__WRITTEN INSTRUCTION__
Output all the entries word for word. Omit the pictures.
** Start of INPUT ROWS **
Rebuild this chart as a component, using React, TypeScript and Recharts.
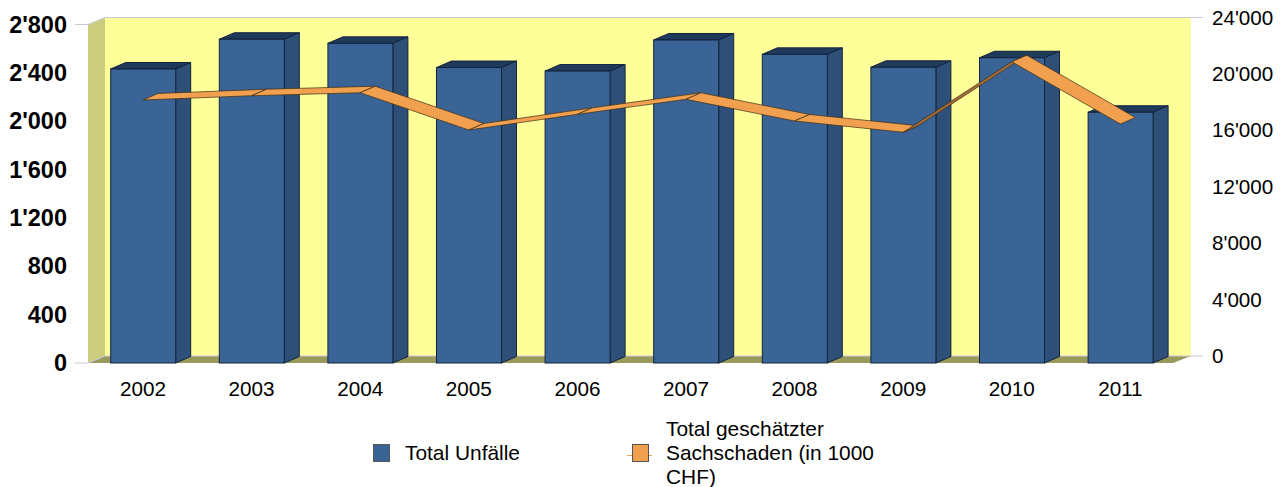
import React from 'react';
import { ComposedChart, Bar, Line, XAxis, YAxis, CartesianGrid, Legend } from 'recharts';

const years = ['2002', '2003', '2004', '2005', '2006', '2007', '2008', '2009', '2010', '2011'];
const accidents = [2432, 2678, 2644, 2444, 2415, 2672, 2553, 2446, 2525, 2074];
const damage = [18647, 18950, 19164, 16520, 17630, 18695, 17160, 16360, 21360, 16945];
const leftTicks = [0, 400, 800, 1200, 1600, 2000, 2400, 2800];
const rightTicks = [0, 4000, 8000, 12000, 16000, 20000, 24000];

const data = years.map((year, i) => ({ year, accidents: accidents[i], damage: damage[i] }));

const font = '"Liberation Sans", Arial, sans-serif';
const fmt = (v: number) => String(v).replace(/\B(?=(\d{3})+$)/g, "'");

// the ribbon needs all points, so the dots collect them and the last one draws it
const pts: { x: number; y: number }[] = [];

function renderRibbon(props: any) {
  const { cx, cy, index } = props;
  pts[index] = { x: cx, y: cy };
  if (index !== years.length - 1) return <g key={index} />;
  const segs = [];
  for (let i = 0; i < years.length - 1; i++) {
    const a = pts[i];
    const b = pts[i + 1];
    const under = (a.y - b.y) / (b.x - a.x) > 6.5 / 15;
    segs.push(
      <polygon
        key={i}
        points={`${a.x},${a.y} ${b.x},${b.y} ${b.x + 15},${b.y - 6.5} ${a.x + 15},${a.y - 6.5}`}
        fill={under ? '#a36d3a' : '#f0a04e'}
        stroke="#3d2c14"
        strokeWidth={0.7}
        strokeLinejoin="round"
      />
    );
  }
  return <g key={index}>{segs}</g>;
}

function Bar3D(props: any) {
  const { x, y, width, height } = props;
  const dx = 15;
  const dy = 6.5;
  const r = x + width;
  const b = y + height;
  return (
    <g stroke="#12233c" strokeWidth={1}>
      <polygon points={`${x},${y} ${x + dx},${y - dy} ${r + dx},${y - dy} ${r},${y}`} fill="#203a5c" />
      <polygon points={`${r},${y} ${r + dx},${y - dy} ${r + dx},${b - dy} ${r},${b}`} fill="#2e4f78" />
      <rect x={x} y={y} width={width} height={height} fill="#3a6496" />
    </g>
  );
}

function GridLine(props: any) {
  const { y1 } = props;
  return (
    <polyline
      points={`75,${y1} 88,${y1} 105,${y1 - 7} 1203,${y1 - 7}`}
      fill="none"
      stroke="#c9c9dc"
      strokeWidth={1}
    />
  );
}

function LeftTick({ y, payload }: any) {
  return (
    <text x={67} y={y} dy={8} textAnchor="end" fontFamily={font} fontSize={23.5} fontWeight="bold" fill="#000">
      {fmt(payload.value)}
    </text>
  );
}

function RightTick({ y, payload }: any) {
  return (
    <text x={1212} y={y - 7} dy={7} textAnchor="start" fontFamily={font} fontSize={20.6} fill="#000">
      {fmt(payload.value)}
    </text>
  );
}

function ChartLegend({ payload }: any) {
  const items = payload || [];
  return (
    <div style={{ position: 'relative', width: 1287, height: 80, fontFamily: font, fontSize: 20.9, lineHeight: '24px', color: '#000' }}>
      {items.map((item: any, i: number) => {
        const swatchX = i === 0 ? 373 : 632;
        const textX = i === 0 ? 405 : 666;
        return (
          <React.Fragment key={item.value}>
            {i === 1 && (
              <div style={{ position: 'absolute', left: 627, top: 48, width: 25, height: 1, background: item.color }} />
            )}
            <div
              style={{
                position: 'absolute',
                left: swatchX,
                top: 37,
                width: 15,
                height: 16,
                background: item.color,
                border: '1px solid #555',
              }}
            />
            <div
              style={{
                position: 'absolute',
                left: textX,
                top: i === 0 ? 34 : 10,
                width: i === 0 ? 200 : 215,
              }}
            >
              {item.value}
            </div>
          </React.Fragment>
        );
      })}
    </div>
  );
}

export default function App() {
  return (
    <div style={{ position: 'absolute', left: 0, top: 0, width: 1287, height: 487, background: '#fff', overflow: 'hidden' }}>
      <svg width={1287} height={487} style={{ position: 'absolute', left: 0, top: 0 }}>
        <rect x={105} y={17.5} width={1086} height={339} fill="#ffff99" />
        <polygon points="88,24.5 105,17.5 105,356 88,363" fill="#cccc7f" />
        <polygon points="88,363 105,356 1191,356 1173,363" fill="#99995c" />
      </svg>
      <div style={{ position: 'absolute', left: 0, top: 0 }}>
        <ComposedChart
          width={1287}
          height={487}
          data={data}
          margin={{ left: 0, right: 0, top: 24.5, bottom: 0 }}
          barCategoryGap={0}
        >
          <CartesianGrid vertical={false} horizontal={(p: any) => <GridLine key={p.key ?? p.y1} {...p} />} />
          <XAxis
            dataKey="year"
            axisLine={false}
            tickLine={false}
            height={44}
            tickMargin={12}
            tick={{ fontFamily: font, fontSize: 20.7, fill: '#000' }}
          />
          <YAxis
            yAxisId="left"
            width={88.7}
            domain={[0, 2800]}
            ticks={leftTicks}
            axisLine={false}
            tickLine={false}
            tick={<LeftTick />}
          />
          <YAxis
            yAxisId="right"
            orientation="right"
            width={112.3}
            domain={[0, 24000]}
            ticks={rightTicks}
            axisLine={false}
            tickLine={false}
            tick={<RightTick />}
          />
          <Bar
            yAxisId="left"
            dataKey="accidents"
            name="Total Unfälle"
            fill="#3a6496"
            barSize={65}
            shape={<Bar3D />}
            isAnimationActive={false}
          />
          <Line
            yAxisId="right"
            dataKey="damage"
            name="Total geschätzter Sachschaden (in 1000 CHF)"
            stroke="#f0a04e"
            strokeWidth={0}
            dot={renderRibbon}
            activeDot={false}
            isAnimationActive={false}
          />
          <Legend
            verticalAlign="bottom"
            height={80}
            content={<ChartLegend />}
            wrapperStyle={{ left: 0, width: 1287 }}
          />
        </ComposedChart>
      </div>
    </div>
  );
}
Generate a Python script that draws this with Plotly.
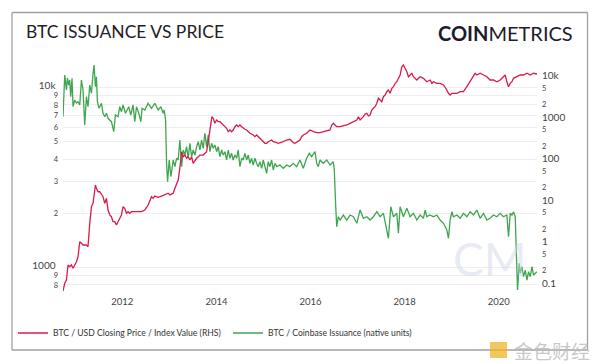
** End of INPUT ROWS **
__FINAL ANSWER__
Rebuild this chart as a component, using React, TypeScript and Recharts.
import React from 'react';
import { ComposedChart, Bar, Line, XAxis, YAxis, CartesianGrid, Legend } from 'recharts';

const years = ['2002', '2003', '2004', '2005', '2006', '2007', '2008', '2009', '2010', '2011'];
const accidents = [2432, 2678, 2644, 2444, 2415, 2672, 2553, 2446, 2525, 2074];
const damage = [18647, 18950, 19164, 16520, 17630, 18695, 17160, 16360, 21360, 16945];
const leftTicks = [0, 400, 800, 1200, 1600, 2000, 2400, 2800];
const rightTicks = [0, 4000, 8000, 12000, 16000, 20000, 24000];

const data = years.map((year, i) => ({ year, accidents: accidents[i], damage: damage[i] }));

const font = '"Liberation Sans", Arial, sans-serif';
const fmt = (v: number) => String(v).replace(/\B(?=(\d{3})+$)/g, "'");

// the ribbon needs all points, so the dots collect them and the last one draws it
const pts: { x: number; y: number }[] = [];

function renderRibbon(props: any) {
  const { cx, cy, index } = props;
  pts[index] = { x: cx, y: cy };
  if (index !== years.length - 1) return <g key={index} />;
  const segs = [];
  for (let i = 0; i < years.length - 1; i++) {
    const a = pts[i];
    const b = pts[i + 1];
    const under = (a.y - b.y) / (b.x - a.x) > 6.5 / 15;
    segs.push(
      <polygon
        key={i}
        points={`${a.x},${a.y} ${b.x},${b.y} ${b.x + 15},${b.y - 6.5} ${a.x + 15},${a.y - 6.5}`}
        fill={under ? '#a36d3a' : '#f0a04e'}
        stroke="#3d2c14"
        strokeWidth={0.7}
        strokeLinejoin="round"
      />
    );
  }
  return <g key={index}>{segs}</g>;
}

function Bar3D(props: any) {
  const { x, y, width, height } = props;
  const dx = 15;
  const dy = 6.5;
  const r = x + width;
  const b = y + height;
  return (
    <g stroke="#12233c" strokeWidth={1}>
      <polygon points={`${x},${y} ${x + dx},${y - dy} ${r + dx},${y - dy} ${r},${y}`} fill="#203a5c" />
      <polygon points={`${r},${y} ${r + dx},${y - dy} ${r + dx},${b - dy} ${r},${b}`} fill="#2e4f78" />
      <rect x={x} y={y} width={width} height={height} fill="#3a6496" />
    </g>
  );
}

function GridLine(props: any) {
  const { y1 } = props;
  return (
    <polyline
      points={`75,${y1} 88,${y1} 105,${y1 - 7} 1203,${y1 - 7}`}
      fill="none"
      stroke="#c9c9dc"
      strokeWidth={1}
    />
  );
}

function LeftTick({ y, payload }: any) {
  return (
    <text x={67} y={y} dy={8} textAnchor="end" fontFamily={font} fontSize={23.5} fontWeight="bold" fill="#000">
      {fmt(payload.value)}
    </text>
  );
}

function RightTick({ y, payload }: any) {
  return (
    <text x={1212} y={y - 7} dy={7} textAnchor="start" fontFamily={font} fontSize={20.6} fill="#000">
      {fmt(payload.value)}
    </text>
  );
}

function ChartLegend({ payload }: any) {
  const items = payload || [];
  return (
    <div style={{ position: 'relative', width: 1287, height: 80, fontFamily: font, fontSize: 20.9, lineHeight: '24px', color: '#000' }}>
      {items.map((item: any, i: number) => {
        const swatchX = i === 0 ? 373 : 632;
        const textX = i === 0 ? 405 : 666;
        return (
          <React.Fragment key={item.value}>
            {i === 1 && (
              <div style={{ position: 'absolute', left: 627, top: 48, width: 25, height: 1, background: item.color }} />
            )}
            <div
              style={{
                position: 'absolute',
                left: swatchX,
                top: 37,
                width: 15,
                height: 16,
                background: item.color,
                border: '1px solid #555',
              }}
            />
            <div
              style={{
                position: 'absolute',
                left: textX,
                top: i === 0 ? 34 : 10,
                width: i === 0 ? 200 : 215,
              }}
            >
              {item.value}
            </div>
          </React.Fragment>
        );
      })}
    </div>
  );
}

export default function App() {
  return (
    <div style={{ position: 'absolute', left: 0, top: 0, width: 1287, height: 487, background: '#fff', overflow: 'hidden' }}>
      <svg width={1287} height={487} style={{ position: 'absolute', left: 0, top: 0 }}>
        <rect x={105} y={17.5} width={1086} height={339} fill="#ffff99" />
        <polygon points="88,24.5 105,17.5 105,356 88,363" fill="#cccc7f" />
        <polygon points="88,363 105,356 1191,356 1173,363" fill="#99995c" />
      </svg>
      <div style={{ position: 'absolute', left: 0, top: 0 }}>
        <ComposedChart
          width={1287}
          height={487}
          data={data}
          margin={{ left: 0, right: 0, top: 24.5, bottom: 0 }}
          barCategoryGap={0}
        >
          <CartesianGrid vertical={false} horizontal={(p: any) => <GridLine key={p.key ?? p.y1} {...p} />} />
          <XAxis
            dataKey="year"
            axisLine={false}
            tickLine={false}
            height={44}
            tickMargin={12}
            tick={{ fontFamily: font, fontSize: 20.7, fill: '#000' }}
          />
          <YAxis
            yAxisId="left"
            width={88.7}
            domain={[0, 2800]}
            ticks={leftTicks}
            axisLine={false}
            tickLine={false}
            tick={<LeftTick />}
          />
          <YAxis
            yAxisId="right"
            orientation="right"
            width={112.3}
            domain={[0, 24000]}
            ticks={rightTicks}
            axisLine={false}
            tickLine={false}
            tick={<RightTick />}
          />
          <Bar
            yAxisId="left"
            dataKey="accidents"
            name="Total Unfälle"
            fill="#3a6496"
            barSize={65}
            shape={<Bar3D />}
            isAnimationActive={false}
          />
          <Line
            yAxisId="right"
            dataKey="damage"
            name="Total geschätzter Sachschaden (in 1000 CHF)"
            stroke="#f0a04e"
            strokeWidth={0}
            dot={renderRibbon}
            activeDot={false}
            isAnimationActive={false}
          />
          <Legend
            verticalAlign="bottom"
            height={80}
            content={<ChartLegend />}
            wrapperStyle={{ left: 0, width: 1287 }}
          />
        </ComposedChart>
      </div>
    </div>
  );
}
Generate a Python script that draws this with Plotly.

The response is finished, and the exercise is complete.